PROBLEM STATEMENT: Write out the full listing exactly as given, minus the images.

RECORDED INFORMATION:
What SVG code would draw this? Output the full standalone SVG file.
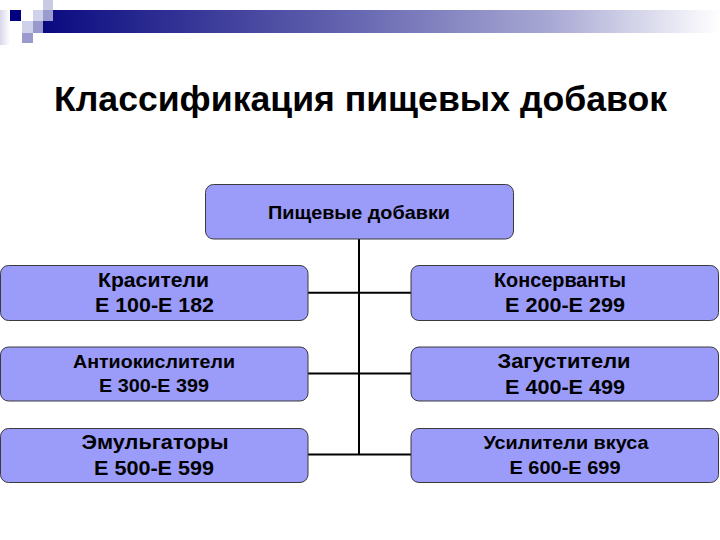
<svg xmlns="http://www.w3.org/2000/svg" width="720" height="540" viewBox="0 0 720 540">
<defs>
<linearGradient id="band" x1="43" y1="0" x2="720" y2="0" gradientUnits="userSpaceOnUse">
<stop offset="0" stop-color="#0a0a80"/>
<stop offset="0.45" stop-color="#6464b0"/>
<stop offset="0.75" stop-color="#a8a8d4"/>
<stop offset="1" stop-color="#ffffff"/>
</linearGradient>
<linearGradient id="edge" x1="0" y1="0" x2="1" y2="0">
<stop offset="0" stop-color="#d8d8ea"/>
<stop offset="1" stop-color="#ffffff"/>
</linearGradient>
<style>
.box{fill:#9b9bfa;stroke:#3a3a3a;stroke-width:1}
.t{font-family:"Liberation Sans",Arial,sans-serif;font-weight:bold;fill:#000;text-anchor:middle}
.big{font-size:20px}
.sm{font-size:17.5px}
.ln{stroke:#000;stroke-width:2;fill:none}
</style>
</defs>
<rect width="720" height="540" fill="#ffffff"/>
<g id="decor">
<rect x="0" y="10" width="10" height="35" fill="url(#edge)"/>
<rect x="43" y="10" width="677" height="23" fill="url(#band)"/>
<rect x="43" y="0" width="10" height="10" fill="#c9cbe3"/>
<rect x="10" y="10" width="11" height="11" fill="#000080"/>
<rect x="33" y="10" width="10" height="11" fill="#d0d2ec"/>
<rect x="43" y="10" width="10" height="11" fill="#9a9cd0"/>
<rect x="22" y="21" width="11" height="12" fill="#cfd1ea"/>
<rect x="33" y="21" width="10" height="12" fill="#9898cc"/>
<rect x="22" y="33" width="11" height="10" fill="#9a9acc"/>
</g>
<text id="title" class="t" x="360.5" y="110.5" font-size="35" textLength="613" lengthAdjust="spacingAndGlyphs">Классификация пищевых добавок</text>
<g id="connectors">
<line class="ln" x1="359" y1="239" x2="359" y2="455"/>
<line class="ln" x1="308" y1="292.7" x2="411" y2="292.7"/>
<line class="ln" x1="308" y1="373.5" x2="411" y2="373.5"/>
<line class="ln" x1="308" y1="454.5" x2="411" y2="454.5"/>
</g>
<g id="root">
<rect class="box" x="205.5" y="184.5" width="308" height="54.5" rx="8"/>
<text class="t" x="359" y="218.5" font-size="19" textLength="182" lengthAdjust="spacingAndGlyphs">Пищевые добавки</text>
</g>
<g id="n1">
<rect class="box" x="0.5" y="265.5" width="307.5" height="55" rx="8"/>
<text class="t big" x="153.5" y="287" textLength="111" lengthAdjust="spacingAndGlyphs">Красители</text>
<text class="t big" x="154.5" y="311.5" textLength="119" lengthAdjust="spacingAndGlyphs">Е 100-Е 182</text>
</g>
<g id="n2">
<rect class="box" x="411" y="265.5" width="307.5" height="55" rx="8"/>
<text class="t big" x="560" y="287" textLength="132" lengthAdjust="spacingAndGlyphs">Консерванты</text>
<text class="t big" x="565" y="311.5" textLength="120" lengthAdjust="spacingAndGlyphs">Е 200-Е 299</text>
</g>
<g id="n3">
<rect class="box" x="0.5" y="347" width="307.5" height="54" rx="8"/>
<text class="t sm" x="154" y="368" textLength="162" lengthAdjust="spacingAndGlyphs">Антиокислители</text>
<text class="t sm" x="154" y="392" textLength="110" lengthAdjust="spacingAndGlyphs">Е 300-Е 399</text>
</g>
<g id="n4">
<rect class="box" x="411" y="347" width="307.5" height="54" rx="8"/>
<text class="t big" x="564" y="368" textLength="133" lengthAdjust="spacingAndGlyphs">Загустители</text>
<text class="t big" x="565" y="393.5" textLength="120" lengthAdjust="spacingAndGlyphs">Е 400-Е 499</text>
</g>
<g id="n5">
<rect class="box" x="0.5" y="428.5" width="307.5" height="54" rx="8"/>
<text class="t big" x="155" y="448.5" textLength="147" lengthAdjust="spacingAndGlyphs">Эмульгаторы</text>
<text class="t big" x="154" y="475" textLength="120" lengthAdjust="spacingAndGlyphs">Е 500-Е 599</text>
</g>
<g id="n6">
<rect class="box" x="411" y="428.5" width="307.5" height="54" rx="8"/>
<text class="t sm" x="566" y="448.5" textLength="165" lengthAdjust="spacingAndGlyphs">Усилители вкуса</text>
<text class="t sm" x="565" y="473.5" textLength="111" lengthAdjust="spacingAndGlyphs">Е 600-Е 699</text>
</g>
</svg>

SOLUTION:
What SVG code would draw this? Output the full standalone SVG file.
<svg xmlns="http://www.w3.org/2000/svg" width="720" height="540" viewBox="0 0 720 540">
<defs>
<linearGradient id="band" x1="43" y1="0" x2="720" y2="0" gradientUnits="userSpaceOnUse">
<stop offset="0" stop-color="#0a0a80"/>
<stop offset="0.45" stop-color="#6464b0"/>
<stop offset="0.75" stop-color="#a8a8d4"/>
<stop offset="1" stop-color="#ffffff"/>
</linearGradient>
<linearGradient id="edge" x1="0" y1="0" x2="1" y2="0">
<stop offset="0" stop-color="#d8d8ea"/>
<stop offset="1" stop-color="#ffffff"/>
</linearGradient>
<style>
.box{fill:#9b9bfa;stroke:#3a3a3a;stroke-width:1}
.t{font-family:"Liberation Sans",Arial,sans-serif;font-weight:bold;fill:#000;text-anchor:middle}
.big{font-size:20px}
.sm{font-size:17.5px}
.ln{stroke:#000;stroke-width:2;fill:none}
</style>
</defs>
<rect width="720" height="540" fill="#ffffff"/>
<g id="decor">
<rect x="0" y="10" width="10" height="35" fill="url(#edge)"/>
<rect x="43" y="10" width="677" height="23" fill="url(#band)"/>
<rect x="43" y="0" width="10" height="10" fill="#c9cbe3"/>
<rect x="10" y="10" width="11" height="11" fill="#000080"/>
<rect x="33" y="10" width="10" height="11" fill="#d0d2ec"/>
<rect x="43" y="10" width="10" height="11" fill="#9a9cd0"/>
<rect x="22" y="21" width="11" height="12" fill="#cfd1ea"/>
<rect x="33" y="21" width="10" height="12" fill="#9898cc"/>
<rect x="22" y="33" width="11" height="10" fill="#9a9acc"/>
</g>
<text id="title" class="t" x="360.5" y="110.5" font-size="35" textLength="613" lengthAdjust="spacingAndGlyphs">Классификация пищевых добавок</text>
<g id="connectors">
<line class="ln" x1="359" y1="239" x2="359" y2="455"/>
<line class="ln" x1="308" y1="292.7" x2="411" y2="292.7"/>
<line class="ln" x1="308" y1="373.5" x2="411" y2="373.5"/>
<line class="ln" x1="308" y1="454.5" x2="411" y2="454.5"/>
</g>
<g id="root">
<rect class="box" x="205.5" y="184.5" width="308" height="54.5" rx="8"/>
<text class="t" x="359" y="218.5" font-size="19" textLength="182" lengthAdjust="spacingAndGlyphs">Пищевые добавки</text>
</g>
<g id="n1">
<rect class="box" x="0.5" y="265.5" width="307.5" height="55" rx="8"/>
<text class="t big" x="153.5" y="287" textLength="111" lengthAdjust="spacingAndGlyphs">Красители</text>
<text class="t big" x="154.5" y="311.5" textLength="119" lengthAdjust="spacingAndGlyphs">Е 100-Е 182</text>
</g>
<g id="n2">
<rect class="box" x="411" y="265.5" width="307.5" height="55" rx="8"/>
<text class="t big" x="560" y="287" textLength="132" lengthAdjust="spacingAndGlyphs">Консерванты</text>
<text class="t big" x="565" y="311.5" textLength="120" lengthAdjust="spacingAndGlyphs">Е 200-Е 299</text>
</g>
<g id="n3">
<rect class="box" x="0.5" y="347" width="307.5" height="54" rx="8"/>
<text class="t sm" x="154" y="368" textLength="162" lengthAdjust="spacingAndGlyphs">Антиокислители</text>
<text class="t sm" x="154" y="392" textLength="110" lengthAdjust="spacingAndGlyphs">Е 300-Е 399</text>
</g>
<g id="n4">
<rect class="box" x="411" y="347" width="307.5" height="54" rx="8"/>
<text class="t big" x="564" y="368" textLength="133" lengthAdjust="spacingAndGlyphs">Загустители</text>
<text class="t big" x="565" y="393.5" textLength="120" lengthAdjust="spacingAndGlyphs">Е 400-Е 499</text>
</g>
<g id="n5">
<rect class="box" x="0.5" y="428.5" width="307.5" height="54" rx="8"/>
<text class="t big" x="155" y="448.5" textLength="147" lengthAdjust="spacingAndGlyphs">Эмульгаторы</text>
<text class="t big" x="154" y="475" textLength="120" lengthAdjust="spacingAndGlyphs">Е 500-Е 599</text>
</g>
<g id="n6">
<rect class="box" x="411" y="428.5" width="307.5" height="54" rx="8"/>
<text class="t sm" x="566" y="448.5" textLength="165" lengthAdjust="spacingAndGlyphs">Усилители вкуса</text>
<text class="t sm" x="565" y="473.5" textLength="111" lengthAdjust="spacingAndGlyphs">Е 600-Е 699</text>
</g>
</svg>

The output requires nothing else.